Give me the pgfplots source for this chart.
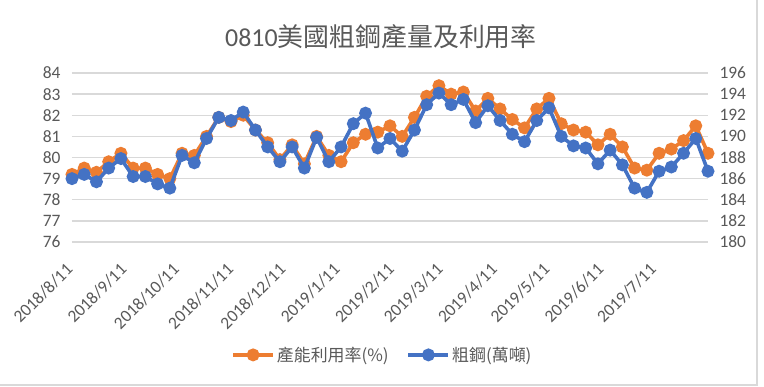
\documentclass[border=0pt]{standalone}
\usepackage{pgfplots}
\pgfplotsset{compat=1.18}
\usepackage{pgfplotstable}
\usepackage{fontspec}
\setmainfont{Carlito}
\newfontfamily\cjk{Noto Sans CJK TC}
\definecolor{txtgray}{HTML}{595959}
\definecolor{grd}{HTML}{D9D9D9}
\definecolor{xlorange}{HTML}{ED7D31}
\definecolor{xlblue}{HTML}{4472C4}

\pgfplotstableread{
d u s
0 79.2 186.0
7 79.5 186.4
14 79.3 185.7
21 79.8 187.0
28 80.2 187.9
35 79.5 186.2
42 79.5 186.2
49 79.2 185.5
56 79.0 185.1
63 80.2 188.2
70 80.1 187.5
77 81.0 189.8
84 81.9 191.8
91 81.7 191.5
98 82.0 192.3
105 81.3 190.6
112 80.7 189.0
119 79.9 187.6
126 80.6 189.0
133 79.7 187.0
140 81.0 189.9
147 80.1 187.6
154 79.8 189.0
161 80.7 191.2
168 81.1 192.2
175 81.2 188.9
182 81.5 189.8
189 81.0 188.6
196 81.9 190.6
203 82.9 193.0
210 83.4 194.1
217 83.0 193.0
224 83.1 193.5
231 82.2 191.3
238 82.8 192.9
245 82.3 191.5
252 81.8 190.2
259 81.4 189.5
266 82.3 191.5
273 82.8 192.7
280 81.6 190.0
287 81.3 189.1
294 81.2 188.9
301 80.6 187.4
308 81.1 188.7
315 80.5 187.3
322 79.5 185.1
329 79.4 184.7
336 80.2 186.7
343 80.4 187.1
350 80.8 188.4
357 81.5 189.8
364 80.2 186.7
}\data

\pgfplotsset{
  base/.style={
    scale only axis, width=636bp, height=169bp,
    at={(0,0)}, anchor=south west,
    xmin=0, xmax=364,
    axis line style={draw=none},
    major tick length=0pt,
    clip=false,
    /pgf/number format/assume math mode=true,
    tick label style={font=\fontsize{17.5}{18}\selectfont, color=txtgray},
  },
  ser/.style={line width=3.6bp, mark=*, mark size=4.6bp, mark options={solid}},
}

\begin{document}
\begin{tikzpicture}
\path[use as bounding box, fill=white] (-72bp,-145bp) rectangle (692bp,242bp);
\draw[grd, line width=1.2bp] (-72bp,-143bp) -- (685bp,-143bp) -- (685bp,242bp);

\begin{axis}[base,
  ymin=76, ymax=84, ytick={76,77,...,84},
  ymajorgrids, grid style={grd, line width=1.3bp},
  yticklabel style={xshift=-8bp},
  xtick={0,31,61,92,122,153,184,212,243,273,304,334},
  xticklabels={2018/8/11,2018/9/11,2018/10/11,2018/11/11,2018/12/11,2019/1/11,2019/2/11,2019/3/11,2019/4/11,2019/5/11,2019/6/11,2019/7/11},
  xticklabel style={yshift=-22bp, xshift=0bp, rotate=45, anchor=east},
]
\addplot[ser, color=xlorange] table[x=d, y=u] {\data};
\end{axis}

\begin{axis}[base,
  ymin=180, ymax=196, ytick={180,182,...,196},
  axis y line*=right,
  yticklabel style={xshift=8bp},
  xtick=\empty,
  legend columns=2,
  legend style={at={(0.488,-0.668)}, anchor=center, draw=none, fill=none,
    font=\cjk\fontsize{17}{18}\selectfont, text=txtgray,
    /tikz/every even column/.append style={column sep=16bp}},
  legend image code/.code={\draw[#1, mark repeat=2, mark phase=2] plot coordinates {(0bp,0bp) (20bp,0bp) (40bp,0bp)};},
]
\addlegendimage{ser, color=xlorange}
\addlegendentry{產能利用率(\%)}
\addplot[ser, color=xlblue] table[x=d, y=s] {\data};
\addlegendentry{粗鋼(萬噸)}
\end{axis}

\node[color=txtgray, font=\fontsize{26}{28}\selectfont] at (309bp,205bp) {0810{\cjk 美國粗鋼產量及利用率}};
\end{tikzpicture}
\end{document}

☆ ☆ ☆

The task
Make an exact reproduction of the listing above, without any pictures.

Solution
Give me the pgfplots source for this chart.
\documentclass[border=0pt]{standalone}
\usepackage{pgfplots}
\pgfplotsset{compat=1.18}
\usepackage{pgfplotstable}
\usepackage{fontspec}
\setmainfont{Carlito}
\newfontfamily\cjk{Noto Sans CJK TC}
\definecolor{txtgray}{HTML}{595959}
\definecolor{grd}{HTML}{D9D9D9}
\definecolor{xlorange}{HTML}{ED7D31}
\definecolor{xlblue}{HTML}{4472C4}

\pgfplotstableread{
d u s
0 79.2 186.0
7 79.5 186.4
14 79.3 185.7
21 79.8 187.0
28 80.2 187.9
35 79.5 186.2
42 79.5 186.2
49 79.2 185.5
56 79.0 185.1
63 80.2 188.2
70 80.1 187.5
77 81.0 189.8
84 81.9 191.8
91 81.7 191.5
98 82.0 192.3
105 81.3 190.6
112 80.7 189.0
119 79.9 187.6
126 80.6 189.0
133 79.7 187.0
140 81.0 189.9
147 80.1 187.6
154 79.8 189.0
161 80.7 191.2
168 81.1 192.2
175 81.2 188.9
182 81.5 189.8
189 81.0 188.6
196 81.9 190.6
203 82.9 193.0
210 83.4 194.1
217 83.0 193.0
224 83.1 193.5
231 82.2 191.3
238 82.8 192.9
245 82.3 191.5
252 81.8 190.2
259 81.4 189.5
266 82.3 191.5
273 82.8 192.7
280 81.6 190.0
287 81.3 189.1
294 81.2 188.9
301 80.6 187.4
308 81.1 188.7
315 80.5 187.3
322 79.5 185.1
329 79.4 184.7
336 80.2 186.7
343 80.4 187.1
350 80.8 188.4
357 81.5 189.8
364 80.2 186.7
}\data

\pgfplotsset{
  base/.style={
    scale only axis, width=636bp, height=169bp,
    at={(0,0)}, anchor=south west,
    xmin=0, xmax=364,
    axis line style={draw=none},
    major tick length=0pt,
    clip=false,
    /pgf/number format/assume math mode=true,
    tick label style={font=\fontsize{17.5}{18}\selectfont, color=txtgray},
  },
  ser/.style={line width=3.6bp, mark=*, mark size=4.6bp, mark options={solid}},
}

\begin{document}
\begin{tikzpicture}
\path[use as bounding box, fill=white] (-72bp,-145bp) rectangle (692bp,242bp);
\draw[grd, line width=1.2bp] (-72bp,-143bp) -- (685bp,-143bp) -- (685bp,242bp);

\begin{axis}[base,
  ymin=76, ymax=84, ytick={76,77,...,84},
  ymajorgrids, grid style={grd, line width=1.3bp},
  yticklabel style={xshift=-8bp},
  xtick={0,31,61,92,122,153,184,212,243,273,304,334},
  xticklabels={2018/8/11,2018/9/11,2018/10/11,2018/11/11,2018/12/11,2019/1/11,2019/2/11,2019/3/11,2019/4/11,2019/5/11,2019/6/11,2019/7/11},
  xticklabel style={yshift=-22bp, xshift=0bp, rotate=45, anchor=east},
]
\addplot[ser, color=xlorange] table[x=d, y=u] {\data};
\end{axis}

\begin{axis}[base,
  ymin=180, ymax=196, ytick={180,182,...,196},
  axis y line*=right,
  yticklabel style={xshift=8bp},
  xtick=\empty,
  legend columns=2,
  legend style={at={(0.488,-0.668)}, anchor=center, draw=none, fill=none,
    font=\cjk\fontsize{17}{18}\selectfont, text=txtgray,
    /tikz/every even column/.append style={column sep=16bp}},
  legend image code/.code={\draw[#1, mark repeat=2, mark phase=2] plot coordinates {(0bp,0bp) (20bp,0bp) (40bp,0bp)};},
]
\addlegendimage{ser, color=xlorange}
\addlegendentry{產能利用率(\%)}
\addplot[ser, color=xlblue] table[x=d, y=s] {\data};
\addlegendentry{粗鋼(萬噸)}
\end{axis}

\node[color=txtgray, font=\fontsize{26}{28}\selectfont] at (309bp,205bp) {0810{\cjk 美國粗鋼產量及利用率}};
\end{tikzpicture}
\end{document}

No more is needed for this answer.